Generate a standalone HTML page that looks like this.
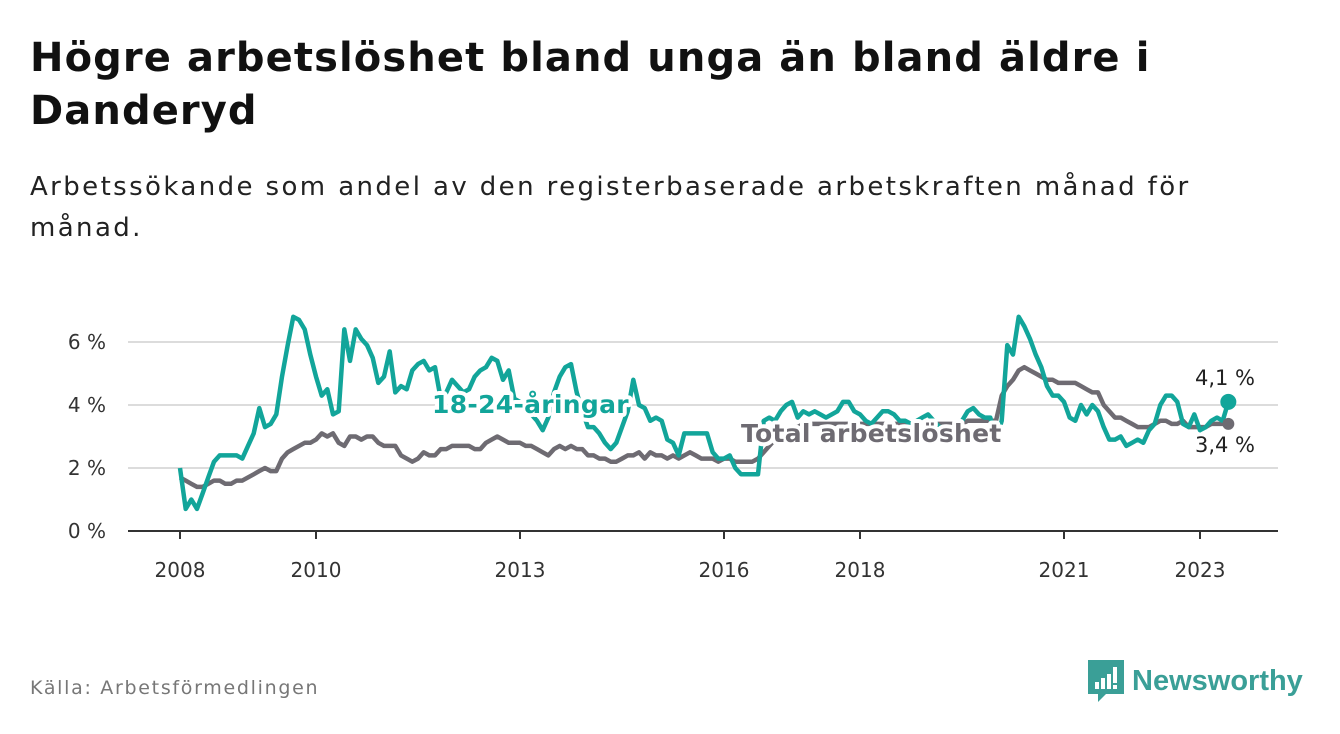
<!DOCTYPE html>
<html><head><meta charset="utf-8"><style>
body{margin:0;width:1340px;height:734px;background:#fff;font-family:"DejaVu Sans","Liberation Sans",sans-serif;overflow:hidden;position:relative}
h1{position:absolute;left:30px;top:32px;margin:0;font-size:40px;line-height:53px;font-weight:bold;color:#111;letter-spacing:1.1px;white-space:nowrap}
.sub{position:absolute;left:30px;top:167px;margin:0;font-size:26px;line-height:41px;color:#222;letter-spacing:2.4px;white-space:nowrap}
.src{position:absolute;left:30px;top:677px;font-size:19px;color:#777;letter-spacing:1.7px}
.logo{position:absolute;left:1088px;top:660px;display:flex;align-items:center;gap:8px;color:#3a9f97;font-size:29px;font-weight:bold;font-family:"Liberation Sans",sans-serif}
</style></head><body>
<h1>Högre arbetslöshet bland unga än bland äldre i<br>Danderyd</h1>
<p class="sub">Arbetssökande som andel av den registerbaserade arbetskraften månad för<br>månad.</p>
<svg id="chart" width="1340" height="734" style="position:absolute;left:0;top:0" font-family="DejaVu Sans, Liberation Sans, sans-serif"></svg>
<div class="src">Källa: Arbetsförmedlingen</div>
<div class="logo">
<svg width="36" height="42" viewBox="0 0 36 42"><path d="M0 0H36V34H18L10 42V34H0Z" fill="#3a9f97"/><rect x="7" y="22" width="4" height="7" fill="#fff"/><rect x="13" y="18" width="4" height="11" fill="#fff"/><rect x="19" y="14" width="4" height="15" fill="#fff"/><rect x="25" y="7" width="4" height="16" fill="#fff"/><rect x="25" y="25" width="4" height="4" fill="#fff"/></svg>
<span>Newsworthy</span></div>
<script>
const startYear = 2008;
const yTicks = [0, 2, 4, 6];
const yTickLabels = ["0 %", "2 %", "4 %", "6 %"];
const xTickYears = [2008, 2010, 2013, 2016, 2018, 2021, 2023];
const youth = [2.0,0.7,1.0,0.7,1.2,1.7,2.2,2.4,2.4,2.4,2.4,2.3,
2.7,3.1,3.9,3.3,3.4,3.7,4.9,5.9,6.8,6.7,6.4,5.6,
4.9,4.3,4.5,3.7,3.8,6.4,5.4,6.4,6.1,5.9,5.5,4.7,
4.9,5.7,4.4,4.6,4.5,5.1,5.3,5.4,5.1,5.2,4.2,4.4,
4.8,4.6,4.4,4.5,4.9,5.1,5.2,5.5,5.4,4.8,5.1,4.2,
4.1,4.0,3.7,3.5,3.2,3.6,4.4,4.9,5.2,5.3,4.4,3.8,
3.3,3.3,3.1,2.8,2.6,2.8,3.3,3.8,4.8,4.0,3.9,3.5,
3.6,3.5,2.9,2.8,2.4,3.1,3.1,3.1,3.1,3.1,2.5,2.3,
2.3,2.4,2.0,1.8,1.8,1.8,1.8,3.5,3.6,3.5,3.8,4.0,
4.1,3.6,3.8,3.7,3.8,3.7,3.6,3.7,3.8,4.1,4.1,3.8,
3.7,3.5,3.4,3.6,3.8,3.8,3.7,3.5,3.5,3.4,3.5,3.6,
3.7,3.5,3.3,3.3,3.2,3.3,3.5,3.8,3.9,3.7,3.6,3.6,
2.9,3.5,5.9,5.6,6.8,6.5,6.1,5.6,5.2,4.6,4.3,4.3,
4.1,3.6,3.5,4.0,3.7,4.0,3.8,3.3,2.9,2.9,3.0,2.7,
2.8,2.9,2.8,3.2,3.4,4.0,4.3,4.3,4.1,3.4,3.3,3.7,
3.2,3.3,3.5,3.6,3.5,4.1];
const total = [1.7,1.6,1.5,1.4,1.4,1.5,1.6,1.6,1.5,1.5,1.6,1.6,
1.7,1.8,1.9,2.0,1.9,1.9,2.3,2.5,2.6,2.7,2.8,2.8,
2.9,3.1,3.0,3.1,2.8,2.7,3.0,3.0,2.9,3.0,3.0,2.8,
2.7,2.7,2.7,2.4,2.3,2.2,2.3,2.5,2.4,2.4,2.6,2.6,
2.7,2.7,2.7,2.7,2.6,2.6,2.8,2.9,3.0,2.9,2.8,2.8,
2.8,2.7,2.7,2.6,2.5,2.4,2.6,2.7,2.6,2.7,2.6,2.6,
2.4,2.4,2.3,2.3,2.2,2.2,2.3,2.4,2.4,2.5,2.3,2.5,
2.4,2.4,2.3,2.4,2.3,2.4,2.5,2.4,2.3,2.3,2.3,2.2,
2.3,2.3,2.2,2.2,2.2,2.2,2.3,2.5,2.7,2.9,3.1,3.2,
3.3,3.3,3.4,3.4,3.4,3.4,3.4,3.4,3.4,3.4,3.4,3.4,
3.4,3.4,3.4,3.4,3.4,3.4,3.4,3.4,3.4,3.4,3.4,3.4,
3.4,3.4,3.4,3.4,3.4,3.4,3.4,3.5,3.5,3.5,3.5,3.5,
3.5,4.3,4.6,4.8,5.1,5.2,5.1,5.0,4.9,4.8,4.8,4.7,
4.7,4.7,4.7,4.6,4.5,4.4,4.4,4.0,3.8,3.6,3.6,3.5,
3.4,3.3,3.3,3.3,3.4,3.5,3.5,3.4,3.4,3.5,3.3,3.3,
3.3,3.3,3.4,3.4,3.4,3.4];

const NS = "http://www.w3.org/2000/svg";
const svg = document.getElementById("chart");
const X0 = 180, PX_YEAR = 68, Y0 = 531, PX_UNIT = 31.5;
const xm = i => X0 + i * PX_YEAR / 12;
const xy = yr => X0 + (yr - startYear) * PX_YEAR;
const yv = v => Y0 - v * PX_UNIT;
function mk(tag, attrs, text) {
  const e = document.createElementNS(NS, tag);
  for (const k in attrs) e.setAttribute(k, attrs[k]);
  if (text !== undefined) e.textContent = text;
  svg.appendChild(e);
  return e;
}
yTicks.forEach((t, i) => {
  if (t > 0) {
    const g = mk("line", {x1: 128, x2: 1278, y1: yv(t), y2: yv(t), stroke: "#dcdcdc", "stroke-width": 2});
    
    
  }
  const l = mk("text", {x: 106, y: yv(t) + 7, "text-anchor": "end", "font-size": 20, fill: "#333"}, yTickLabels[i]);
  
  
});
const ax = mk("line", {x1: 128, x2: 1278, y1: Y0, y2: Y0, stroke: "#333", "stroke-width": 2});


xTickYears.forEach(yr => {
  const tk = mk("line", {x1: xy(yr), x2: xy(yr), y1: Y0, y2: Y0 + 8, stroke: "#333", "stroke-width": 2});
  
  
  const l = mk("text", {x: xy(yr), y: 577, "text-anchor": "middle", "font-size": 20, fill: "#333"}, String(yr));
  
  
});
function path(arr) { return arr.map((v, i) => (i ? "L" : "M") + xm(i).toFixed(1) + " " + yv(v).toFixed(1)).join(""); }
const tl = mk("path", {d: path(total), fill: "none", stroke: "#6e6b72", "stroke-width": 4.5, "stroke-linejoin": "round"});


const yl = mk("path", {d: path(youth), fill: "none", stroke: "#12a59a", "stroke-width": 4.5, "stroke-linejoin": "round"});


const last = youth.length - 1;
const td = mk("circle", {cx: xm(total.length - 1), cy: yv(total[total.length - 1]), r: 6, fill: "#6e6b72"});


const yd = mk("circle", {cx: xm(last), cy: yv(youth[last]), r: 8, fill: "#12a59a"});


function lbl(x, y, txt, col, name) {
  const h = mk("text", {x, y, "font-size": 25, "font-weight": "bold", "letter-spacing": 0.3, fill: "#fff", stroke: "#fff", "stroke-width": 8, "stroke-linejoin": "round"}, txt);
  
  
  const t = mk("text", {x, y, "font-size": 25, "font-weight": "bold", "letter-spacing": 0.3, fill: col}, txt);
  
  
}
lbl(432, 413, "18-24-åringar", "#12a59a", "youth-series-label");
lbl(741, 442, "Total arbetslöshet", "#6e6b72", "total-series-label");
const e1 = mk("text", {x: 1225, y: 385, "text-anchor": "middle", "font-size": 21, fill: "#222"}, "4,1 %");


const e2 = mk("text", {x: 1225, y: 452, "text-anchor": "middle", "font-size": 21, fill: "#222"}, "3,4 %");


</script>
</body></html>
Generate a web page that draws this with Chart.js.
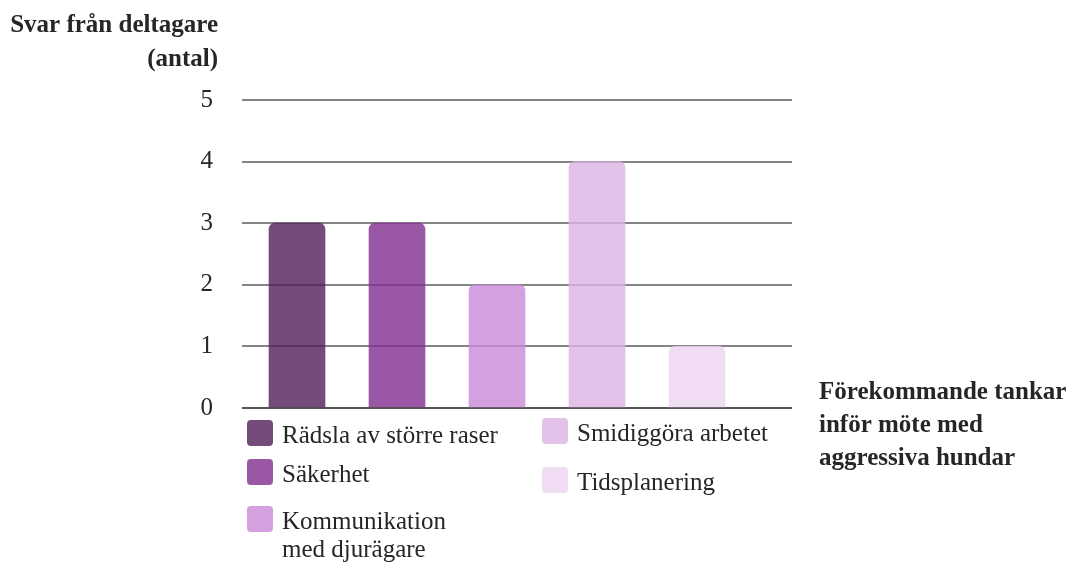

TASK PROMPT
Your answer should be a single number: how many lines in the data above include "that"?

FINISHED TASK
2